The method of the present invention has been found to have particular utility in the diffusion heat treatment of turbine engine components having an overlay coating applied thereto. The method of the present invention can be used with any workpiece coated with any overlay coating known in the art.
While it is preferred to use a single gas for the furnace cleaning and diffusion heat treating steps, it is possible to use a mixture of gases, such as a mixture of inert gases or a mixture of an inert gas with a reducing gas.

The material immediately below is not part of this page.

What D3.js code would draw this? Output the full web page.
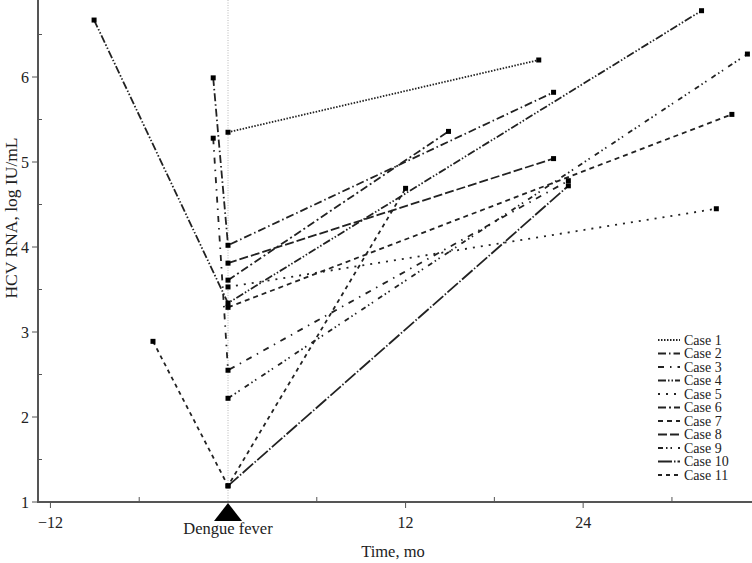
<!DOCTYPE html>
<html>
<head>
<meta charset="utf-8">
<script src="https://cdn.jsdelivr.net/npm/d3@7"></script>
<style>
  html, body { margin: 0; padding: 0; background: #fff; }
  svg { display: block; }
  text { font-family: "Liberation Serif", "DejaVu Serif", serif; fill: #222; }
</style>
</head>
<body>
<svg id="chart" width="752" height="563"></svg>
<script>
// ---- data ----
const caseNames = ["Case 1","Case 2","Case 3","Case 4","Case 5","Case 6","Case 7","Case 8","Case 9","Case 10","Case 11"];
// months relative to dengue fever, log IU/mL
const case1  = [[0, 5.35], [21.0, 6.20]];
const case2  = [[-1.0, 5.99], [0, 4.02], [22.0, 5.82]];
const case3  = [[-1.0, 5.28], [0, 2.55], [23.0, 4.78]];
const case4  = [[-9.05, 6.67], [0, 3.34], [32.0, 6.78]];
const case5  = [[0, 3.53], [33.0, 4.45]];
const case6  = [[0, 3.61], [14.9, 5.36]];
const case7  = [[0, 3.29], [34.05, 5.56]];
const case8  = [[0, 3.81], [22.0, 5.04]];
const case9  = [[0, 2.22], [35.1, 6.27]];
const case10 = [[0, 1.19], [23.0, 4.72]];
const case11 = [[-5.07, 2.89], [0, 1.19], [12.0, 4.69]];
const caseData = [case1, case2, case3, case4, case5, case6, case7, case8, case9, case10, case11];
const dashes = ["1.5,1.5", "8,3,1.5,3", "6,6,1.5,6", "8,2,1.5,2,1.5,2", "2,6", "8,3,2,3", "5,4", "9,3", "5,3,1.5,3,1.5,6", "14,2,1.5,2", "4,4"];
const xMajorTicks = [-12, 12, 24];
const xMinorTicks = [-6, 6, 18, 30];
const yMajorTicks = [1, 2, 3, 4, 5, 6];
const yMinorTicks = [1.5, 2.5, 3.5, 4.5, 5.5, 6.5];

// ---- scales ----
const svg = d3.select("#chart");
const x = d3.scaleLinear().domain([-12.84, 35.41]).range([38, 752]);
const y = d3.scaleLinear().domain([1, 6.9]).range([502, 0.5]);

// vertical dengue reference line
svg.append("line")
  .attr("x1", x(0)).attr("x2", x(0))
  .attr("y1", 0).attr("y2", 508)
  .attr("stroke", "#b8b8b8").attr("stroke-width", 1)
  .attr("stroke-dasharray", "1,1.5");

// axes
const axisColor = "#555";
svg.append("line").attr("x1", 38).attr("x2", 38).attr("y1", 0).attr("y2", y(1))
  .attr("stroke", axisColor).attr("stroke-width", 2);
svg.append("line").attr("x1", 37).attr("x2", 752).attr("y1", y(1)).attr("y2", y(1))
  .attr("stroke", axisColor).attr("stroke-width", 2);

// y ticks
svg.selectAll(".ymaj").data(yMajorTicks).enter().append("line")
  .attr("x1", 32).attr("x2", 38).attr("y1", d => y(d)).attr("y2", d => y(d))
  .attr("stroke", axisColor).attr("stroke-width", 1);
svg.selectAll(".ymin").data(yMinorTicks).enter().append("line")
  .attr("x1", 38).attr("x2", 42).attr("y1", d => y(d)).attr("y2", d => y(d))
  .attr("stroke", axisColor).attr("stroke-width", 1);
svg.selectAll(".ylab").data(yMajorTicks).enter().append("text")
  .attr("x", 29).attr("y", d => y(d)).attr("dy", "0.35em")
  .attr("text-anchor", "end").attr("font-size", 16).text(d => d);

// x ticks
svg.selectAll(".xmaj").data(xMajorTicks).enter().append("line")
  .attr("x1", d => x(d)).attr("x2", d => x(d)).attr("y1", y(1)).attr("y2", y(1) + 6)
  .attr("stroke", axisColor).attr("stroke-width", 1);
svg.selectAll(".xmin").data(xMinorTicks).enter().append("line")
  .attr("x1", d => x(d)).attr("x2", d => x(d)).attr("y1", y(1) - 5).attr("y2", y(1))
  .attr("stroke", axisColor).attr("stroke-width", 1);
svg.selectAll(".xlab").data(xMajorTicks).enter().append("text")
  .attr("x", d => x(d)).attr("y", 528)
  .attr("text-anchor", "middle").attr("font-size", 16)
  .text(d => d < 0 ? "\u2212" + Math.abs(d) : d);

// dengue triangle + label
const tx = x(0);
svg.append("path")
  .attr("d", `M${tx},${y(1) + 1} L${tx + 14},${y(1) + 19} L${tx - 14},${y(1) + 19} Z`)
  .attr("fill", "#000");
svg.append("text").attr("x", tx).attr("y", 534).attr("text-anchor", "middle")
  .attr("font-size", 16.5).text("Dengue fever");

// axis titles
svg.append("text").attr("x", 393).attr("y", 557).attr("text-anchor", "middle")
  .attr("font-size", 16.5).text("Time, mo");
svg.append("text")
  .attr("transform", `translate(17,218) rotate(-90)`)
  .attr("text-anchor", "middle").attr("font-size", 17.5)
  .text("HCV RNA, log IU/mL");

// series
const line = d3.line().x(d => x(d[0])).y(d => y(d[1]));
const g = svg.append("g");
caseData.forEach((pts, i) => {
  g.append("path").datum(pts)
    .attr("d", line)
    .attr("fill", "none")
    .attr("stroke", "#222")
    .attr("stroke-width", 1.8)
    .attr("stroke-dasharray", dashes[i]);
});
caseData.forEach(pts => {
  g.selectAll(null).data(pts).enter().append("rect")
    .attr("x", d => x(d[0]) - 2.5).attr("y", d => y(d[1]) - 2.5)
    .attr("width", 5).attr("height", 5).attr("fill", "#000");
});

// legend
const lg = svg.append("g").attr("transform", "translate(658,340)");
caseNames.forEach((name, i) => {
  const yy = i * 13.5;
  lg.append("line").attr("x1", 0).attr("x2", 22).attr("y1", yy).attr("y2", yy)
    .attr("stroke", "#222").attr("stroke-width", 2)
    .attr("stroke-dasharray", dashes[i]);
  lg.append("text").attr("x", 26).attr("y", yy).attr("dy", "0.35em")
    .attr("font-size", 14).text(name);
});
</script>
</body>
</html>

It is apparent that there has been provided in accordance with the present invention a clean heat treat for coated turbine components which fully satisfies the objects, means, and advantages set forth hereinbefore. While the present invention has been described in the context of specific embodiments thereof, other alternatives, modifications, and variations will become apparent to those skilled in the art having read the foregoing detailed description. Accordingly, it is intended to embrace those alternatives, modifications, and variations as fall within the broad scope of the appended claims.